だから、その苦しみは、悲しみに満ちた過去は、この上なく「愛おしい」。

愛する者との出会いは一生に一度である。だが、この「一生に一度」とは、「めったにない」「有り難い」という意味だけではない。「一度である」とは「二度三度は無い」、つまり、「必ず別れを伴う」という意味を含んでいる。時間の長さは問題ではない。50年であろうが、1日であろうが、愛する者との出会いは一度きりであり、必ず別れを伴う。
何十年も一緒に住んでいる家族であっても、永遠ではない。ときには、出会ってすぐに別れることもある。結婚後すぐにパートナーを失ったり、出産してすぐに子を失ったり。無事に育ったと思っても、事故によって失うこともある。血のつながりという深い絆があっても、いつ別れが来るかわからない。先に逝く者、後に残る者、それぞれの悲しみや苦しみがそこにある。

その悲しみを知る時、他者に対するいたわりの気持ちが生まれる。他者の心は正確にはわかり得ない。それは大森荘蔵が言うように、「自分に擬して」想像するばかりであって、当然ながらそれは真の理解ではない。だが、逆に自分に擬して推測するその心は、大きく広がる可能性を持っている。愛犬や愛猫に自分の心を映し出して、「きっと今、嬉しいに違いない」「きっと今、淋しいと感じている」というように理解することができる。さらには無生物や鉱物、あるいはそれらでできた何らかのものに対してまで、その心を推し測ることができる。真実がどうであるか、実際にそれらに心があるかどうか、それはここでは問題ではない。人は、自分の苦しみをもとにして他者の苦しみを推しはかり、その心を「理解」する。100%ではあり得ないが、想像し、推測し、その苦しみや悲しみに共感して、その人をその苦しみから救いたい、その心を慰めたいと思う。

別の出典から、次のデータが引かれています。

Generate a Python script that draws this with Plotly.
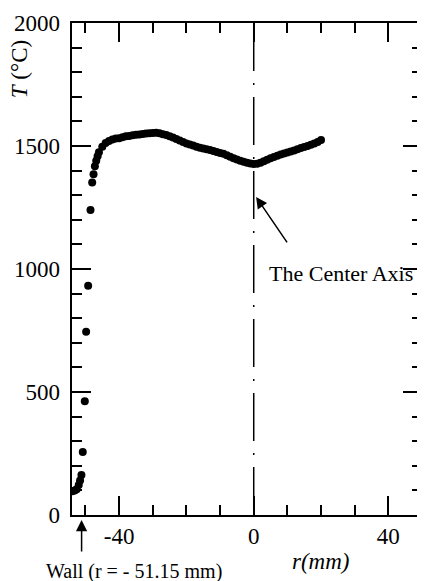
import plotly.graph_objects as go

r_wall_region = [-53.9, -53.2, -52.6, -52.0, -51.6, -51.2, -50.8, -50.2, -49.8, -49.2,
                 -48.5, -48.0, -47.6, -47.2, -46.8, -46.4]
T_wall_region = [97, 100, 105, 122, 140, 163, 256, 462, 745, 932,
                 1240, 1352, 1385, 1418, 1440, 1458]

r_core = [-46, -45, -44, -43, -42, -41, -40, -39, -38, -37, -36, -35, -34, -33, -32, -31,
          -30, -29, -28, -27, -26, -25, -24, -23, -22, -21, -20, -19, -18, -17, -16, -15,
          -14, -13, -12, -11, -10, -9, -8, -7, -6, -5, -4, -3, -2, -1, 0, 1, 2, 3, 4, 5,
          6, 7, 8, 9, 10, 11, 12, 13, 14, 15, 16, 17, 18, 19, 20]
T_core = [1475, 1497, 1512, 1520, 1526, 1530, 1532, 1536, 1540, 1541, 1544, 1546, 1547,
          1549, 1551, 1552, 1553, 1554, 1552, 1548, 1545, 1540, 1535, 1528, 1522, 1516,
          1510, 1506, 1502, 1497, 1493, 1490, 1487, 1484, 1480, 1476, 1472, 1468, 1462,
          1456, 1450, 1445, 1440, 1436, 1432, 1429, 1427, 1428, 1432, 1438, 1444, 1450,
          1455, 1460, 1465, 1470, 1474, 1478, 1482, 1487, 1492, 1496, 1500, 1505, 1510,
          1516, 1524]

x_tick_vals = [-40, 0, 40]
x_tick_text = ["-40", "0", "40"]
y_tick_vals = [0, 500, 1000, 1500, 2000]
y_tick_text = ["0", "500", "1000", "1500", "2000"]
x_range = [-54, 50]
y_range = [0, 2000]

wall_r = -51.15
center_r = 0

FONT = "Liberation Serif"

fig = go.Figure()
fig.add_trace(go.Scatter(
    x=r_wall_region + r_core,
    y=T_wall_region + T_core,
    mode="markers",
    marker=dict(color="black", size=8),
    showlegend=False, hoverinfo="skip",
))
# invisible trace carrying the overlay tick axes (bottom / left tick marks)
fig.add_trace(go.Scatter(x=x_range, y=y_range, xaxis="x2", yaxis="y2", mode="markers",
                         marker=dict(opacity=0), showlegend=False, hoverinfo="skip"))

# centre axis (dash-dot)
fig.add_shape(type="line", xref="x", yref="paper", x0=center_r, x1=center_r, y0=1, y1=0,
              line=dict(color="black", width=1.5, dash="48px,12px,2px,12px"))

tick_common = dict(showgrid=False, zeroline=False, showline=True, linecolor="black",
                   linewidth=1.5, ticks="inside", ticklen=19, tickwidth=1.5,
                   tickcolor="black", automargin=False, tickmode="array")
x_minor = dict(tickmode="linear", tick0=0, dtick=10, ticks="inside", ticklen=10,
               tickwidth=1.5, tickcolor="black", showgrid=False)
y_minor = dict(tickmode="linear", tick0=0, dtick=100, ticks="inside", ticklen=10,
               tickwidth=1.5, tickcolor="black", showgrid=False)

# page body has an 8px default margin: figure is placed at (8, 8)
fig.update_layout(
    template="none",
    width=417, height=573,
    margin=dict(l=64, r=3, t=15, b=66),
    paper_bgcolor="white", plot_bgcolor="white",
    font=dict(family=FONT, color="black", size=23),
    xaxis=dict(
        range=x_range, tickvals=x_tick_vals, ticktext=x_tick_text,
        minor=x_minor, mirror="allticks",
        tickfont=dict(family=FONT, size=23, color="black"),
        **tick_common,
    ),
    yaxis=dict(
        range=y_range, tickvals=y_tick_vals,
        ticktext=[t + "\u00a0" for t in y_tick_text],
        minor=y_minor, mirror="allticks",
        tickfont=dict(family=FONT, size=23, color="black"),
        **tick_common,
    ),
    xaxis2=dict(
        range=x_range, overlaying="x", side="bottom", tickvals=x_tick_vals,
        showticklabels=False, minor=x_minor, anchor="y2",
        **tick_common,
    ),
    yaxis2=dict(
        range=y_range, overlaying="y", side="left", tickvals=y_tick_vals,
        showticklabels=False, minor=y_minor, anchor="x2",
        **tick_common,
    ),
    annotations=[
        # y-axis title
        dict(text="<i>T</i> (°C)", xref="paper", yref="paper", x=-0.15, y=0.905,
             xanchor="center", yanchor="middle", textangle=-90, showarrow=False,
             font=dict(family=FONT, size=23, color="black")),
        # x-axis title
        dict(text="<i>r(mm)</i>", xref="paper", yref="paper", x=0.71, y=-0.095,
             xanchor="center", yanchor="middle", showarrow=False,
             font=dict(family=FONT, size=23, color="black")),
        # centre axis label with arrow
        dict(text="", x=0.7, y=1293, xref="x", yref="y", ax=32, ay=47,
             showarrow=True, arrowhead=2, arrowsize=1.5, arrowwidth=1.5, arrowcolor="black"),
        dict(text="The Center Axis", x=4.0, y=983, xref="x", yref="y",
             xanchor="left", yanchor="middle", showarrow=False,
             font=dict(family=FONT, size=22, color="black")),
        # wall label with arrow
        dict(text="", x=wall_r, y=-0.01, xref="x", yref="paper", ax=0, ay=33,
             showarrow=True, arrowhead=2, arrowsize=1.5, arrowwidth=1.5, arrowcolor="black"),
        dict(text="Wall (r = - 51.15 mm)", xref="paper", yref="paper", x=0.178, y=-0.115,
             xanchor="center", yanchor="middle", showarrow=False,
             font=dict(family=FONT, size=20, color="black")),
    ],
)

fig.write_html("out.html")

自己の苦しみをもとにした、他者へのいたわり。そうした気持ちを抱いた時、それが人間すべての避けられない「さだめ」であるということを知る。古語に「さらぬ別れ」という言葉がある。これは「避けられない別れ」という意味であり、「死別」を意味する。自分の悲しみや他者の苦しみが、避けることのできないものであるならば、「それが人というものである」「それが人の運命である」という理解が生まれてくるだろう。それは、どこからか聞こえてくるかのように、自分の中に生じるものである。たとえば天の声として、たとえば故人の声として。

そして、そこには嘆きが生まれる。その悲しみや苦しみだけでなく、もっと広い視野の中で、人間の一生や人生に対する、運命に対する感嘆が生まれてくる。これは本居宣長が源氏物語に対しておこなった理解「物のあわれ」に通じるものである。

この嘆きは、そのままでは一過性のものとして消えていくが、ひとつの形をもったとき、思いを発し、伝えて、共感することのできるもの、すなわち、「歌」となる。だが、それだけでは真の「歌」とは、なり得ない。なぜか。

中島敦「山月記」に、虎となった李徴が、偶然出会った友人袁傪に、わずかに記憶に残る自分の詩の伝録を依頼する場面がある。その時、袁傪は、李徴の漢詩が興趣・技巧ともに非常に優れたものであると認めつつも、後世に残る名詩となるには何かが足りない、と感じる。
小説からは、その考えるところのすべてを知ることはできないが、最後に李徴の詠んだ即興の詩、および李徴の性格や人生から推しはかるに、その「足りないもの」というのは「利他」、他者へのいたわりではないかと思われる。自分と同じ苦しみや悲しみを持つ他者をいたわるためにこの詩を伝えたい、そういった心が不足しているのではないか。自己の思いだけならば、それは自分の慰めにしかならない。そこに、他者は独善を見て、共感できないことが多いのではないか。

他者の思いは歌というひとつの形式を取ることによって、共感しやすい形となる。だが、そこに歌われた心情が独善的であっては、共感を得ることはできない。
「あなたに届けたい」「私と同じ苦しみ、悲しみを持つあなたにこの歌を届け、その心を癒したい、慰めたい」。そういう利他の心が根底にある時、歌は成熟し、真の「歌」となる。
その時、「歌」が生まれるのである。